Иначе, при ином статусе, разве станешь читать книгу, переведенную с турецкого, больше одного раза, сравнивать особенности двух публикаций, стремиться, после прочитанного, в любовно описанный Памуком Стамбул, по местам боевой и мистической славы?

Между прочим, сравнивая два варианта, я обратил внимание на то, что при журнальной публикации из "Черной книги" выпали все эпизоды, так или иначе, связанные с суфийской поэзией. Понятно почему: для стройности картины, ибо к сюжету вся эта эзотерика практически ничего не добавляла, а нужна была, как говорят в театре, по атмосфере.

Между тем, сам писатель очень гордился тем, что ввел в актуальный обиход целый пласт полузабытой религиозной поэзии.
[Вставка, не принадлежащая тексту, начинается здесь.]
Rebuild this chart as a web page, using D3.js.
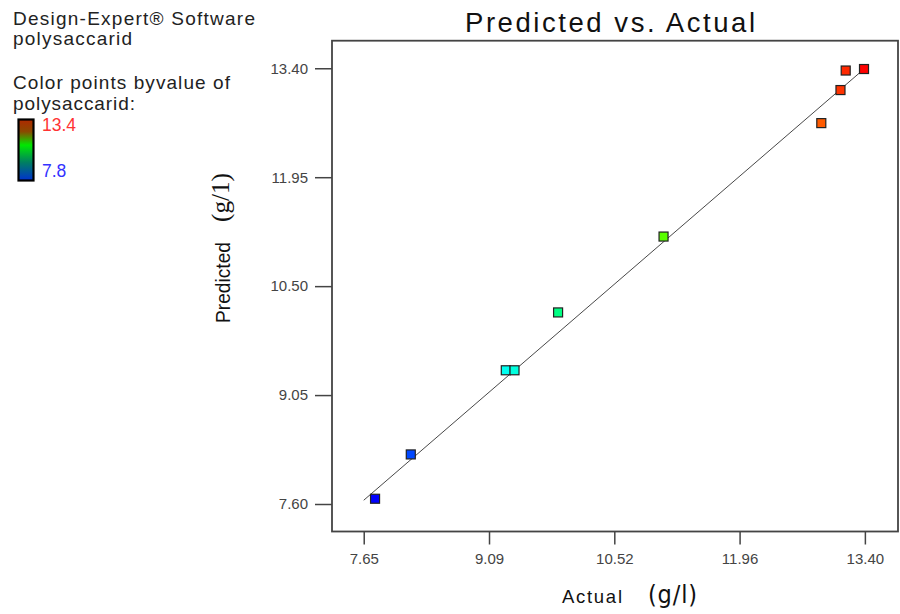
<!DOCTYPE html>
<html>
<head>
<meta charset="utf-8">
<script src="https://cdn.jsdelivr.net/npm/d3@7"></script>
<style>
  html, body { margin: 0; padding: 0; background: #fff; }
  svg { display: block; font-family: "Liberation Sans", Arial, sans-serif; }
</style>
</head>
<body>
<svg id="chart" width="900" height="614"></svg>
<script>
// ---- data ----
const actual    = [7.78, 8.19, 9.28, 9.38, 9.88, 11.09, 12.90, 13.12, 13.18, 13.39];
const predicted = [7.67, 8.26, 9.38, 9.38, 10.15, 11.16, 12.67, 13.11, 13.37, 13.39];
const xTicks = [7.65, 9.0875, 10.525, 11.9625, 13.40];
const xTickLabels = ["7.65", "9.09", "10.52", "11.96", "13.40"];
const yTicks = [7.60, 9.05, 10.50, 11.95, 13.40];
const yTickLabels = ["7.60", "9.05", "10.50", "11.95", "13.40"];
const fitLine = [7.65, 13.43];
const colorRange = [7.8, 13.4];
const legendLines = ["Design-Expert\u00AE Software", "polysaccarid", "Color points byvalue of", "polysaccarid:"];

// ---- layout ----
const svg = d3.select("#chart");
const L = 332, R = 898, T = 40.7, B = 531.5;
const x = d3.scaleLinear().domain([7.286, 13.78]).range([L, R]);
const y = d3.scaleLinear().domain([7.234, 13.767]).range([B, T]);
const hue = d3.scaleLinear().domain(colorRange).range([240, 0]).clamp(true);
const colorOf = v => d3.hsl(hue(v), 1, 0.5).formatHex();

// legend text
const legendY = [25, 45, 89, 110];
const legendW = [242, 119, 217, 122];
const lg = svg.append("g").attr("fill", "#222").style("font-size", "19px");
legendLines.forEach((t, i) => {
  lg.append("text").attr("x", 13).attr("y", legendY[i])
    .attr("textLength", legendW[i]).attr("lengthAdjust", "spacing").text(t);
});

// legend gradient bar
const defs = svg.append("defs");
const grad = defs.append("linearGradient").attr("id", "lgGrad")
  .attr("x1", 0).attr("y1", 0).attr("x2", 0).attr("y2", 1);
[[0, "#b02800"], [0.2, "#8a4a00"], [0.42, "#00e800"], [0.7, "#008060"], [1, "#0030d0"]]
  .forEach(([o, c]) => grad.append("stop").attr("offset", o).attr("stop-color", c));
svg.append("rect").attr("x", 18.5).attr("y", 119.5).attr("width", 15).attr("height", 61)
  .attr("fill", "url(#lgGrad)").attr("stroke", "#000").attr("stroke-width", 2.2);
svg.append("text").attr("x", 42).attr("y", 131).attr("fill", "#ff3333")
  .style("font-size", "17.5px").text(d3.max(colorRange).toFixed(1));
svg.append("text").attr("x", 42).attr("y", 177).attr("fill", "#3333ff")
  .style("font-size", "17.5px").text(d3.min(colorRange).toFixed(1));

// title
svg.append("text").attr("x", 465).attr("y", 32).attr("fill", "#111")
  .style("font-size", "27.5px").attr("textLength", 290).attr("lengthAdjust", "spacing")
  .text("Predicted vs. Actual");

// axes
const xAxis = d3.axisBottom(x).tickValues(xTicks)
  .tickFormat((d, i) => xTickLabels[i]).tickSize(13).tickPadding(9).tickSizeOuter(0);
const yAxis = d3.axisLeft(y).tickValues(yTicks)
  .tickFormat((d, i) => yTickLabels[i]).tickSize(17).tickPadding(7).tickSizeOuter(0);

const gx = svg.append("g").attr("transform", `translate(0,${B})`).call(xAxis);
const gy = svg.append("g").attr("transform", `translate(${L},0)`).call(yAxis);
[gx, gy].forEach(g => {
  g.select(".domain").remove();
  g.selectAll(".tick line").attr("stroke", "#444").attr("stroke-width", 1.5);
  g.selectAll(".tick text").attr("fill", "#444")
    .style("font-size", "15px").style("font-family", "'Liberation Sans', Arial, sans-serif");
});

// frame
svg.append("rect").attr("x", L).attr("y", T).attr("width", R - L).attr("height", B - T)
  .attr("fill", "none").attr("stroke", "#444").attr("stroke-width", 1.8);

// fit line
svg.append("line")
  .attr("x1", x(fitLine[0])).attr("y1", y(fitLine[0]))
  .attr("x2", x(fitLine[1])).attr("y2", y(fitLine[1]))
  .attr("stroke", "#333").attr("stroke-width", 0.9);

// points
const pts = actual.map((a, i) => ({a, p: predicted[i]}));
const s = 9;
svg.append("g").selectAll("rect").data(pts).join("rect")
  .attr("x", d => x(d.a) - s / 2).attr("y", d => y(d.p) - s / 2)
  .attr("width", s).attr("height", s)
  .attr("fill", d => colorOf(d.a)).attr("stroke", "#222").attr("stroke-width", 1.2);

// x label
const xl = svg.append("text").attr("y", 603).attr("fill", "#111");
xl.append("tspan").attr("x", 562).style("font-size", "18.5px")
  .attr("textLength", 60).attr("lengthAdjust", "spacing").text("Actual");
xl.append("tspan").attr("x", 648).style("font-size", "25px")
  .style("font-family", "'Liberation Sans Narrow', 'DejaVu Sans Condensed', sans-serif")
  .attr("textLength", 49).attr("lengthAdjust", "spacing").text("(g/l)");

// y label
const yl = svg.append("text").attr("transform", "translate(230,0) rotate(-90)").attr("fill", "#111");
yl.append("tspan").attr("x", -323).attr("y", 0).style("font-size", "19.5px")
  .attr("textLength", 81).attr("lengthAdjust", "spacingAndGlyphs").text("Predicted");
yl.append("tspan").attr("x", -222).attr("y", -1).style("font-size", "25px")
  .style("font-family", "'Liberation Serif', 'DejaVu Serif', serif")
  .attr("textLength", 49).attr("lengthAdjust", "spacingAndGlyphs").text("(g/1)");
</script>
</body>
</html>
В интервью Глебу Шульпякову (НГ-Экслибрис, #10, 2001) он сказал: "Я не принадлежал к секте суфиев, а потому никакой религиозной мотивации у меня не было. Из чистого любопытства в этих текстах тоже делать нечего - они покажутся просто скучными. Мне же для книги нужен был оригинальный срез так называемой традиционной литературы, каковой суфийская поэзия, безусловно, является... <...>

Я хотел показать этот город не с точки зрения классовой борьбы, как это часто было, а с точки зрения его истории. Его тайны, которая до сих пор опутывает Стамбул. В этом, если угодно, и заключалась моя политическая программа".

Ощущение тайны, необходимость создания предельно насыщенного суггестивными коннотациями (извольте мне простить ненужный прозаизм) пространства увеличиваются во время погружения сюжетов вглубь истории.

И тут уж без суфийской поэзии, оказывается, точно не обойтись.

Так странно: выброшенные из первого романа куски оказываются ключом к разгадке романа второго.

Или по-другому: они словно бы перекочевали сюда, в "Меня зовут Красный", из оструганной "Черной книги".

Показав (выказав) всю красоту одухотворенного исламского миросозерцания, не имеющего ничего общего с тем, что.

Случайностей не бывает: очень важно, что именно этот роман оказался именно в этом номере.

"До того как люди начали рисовать, была тьма. Когда они перестанут рисовать, тоже будет тьма. С помощью красок, таланта и любви мы напоминаем, что Аллах повелел нам смотреть и видеть. Помнить - это знать увиденное. Знать - это помнить увиденное. Видеть - это знать, не вспоминая. Получается, что рисовать - это значит вспоминать тьму".

Так и оказывается, что эстетская, казалось бы, замкнутая сама на себя, книжка оборачивается едва ли не политическим манифестом, звучит как чудовищная крамола, ничуть не менее остро, чем какой-нибудь Салман Рушди.

Потому что, по Памуку, та самая творимая "слепота - это счастливая вселенная, где нет места шайтану и преступлению".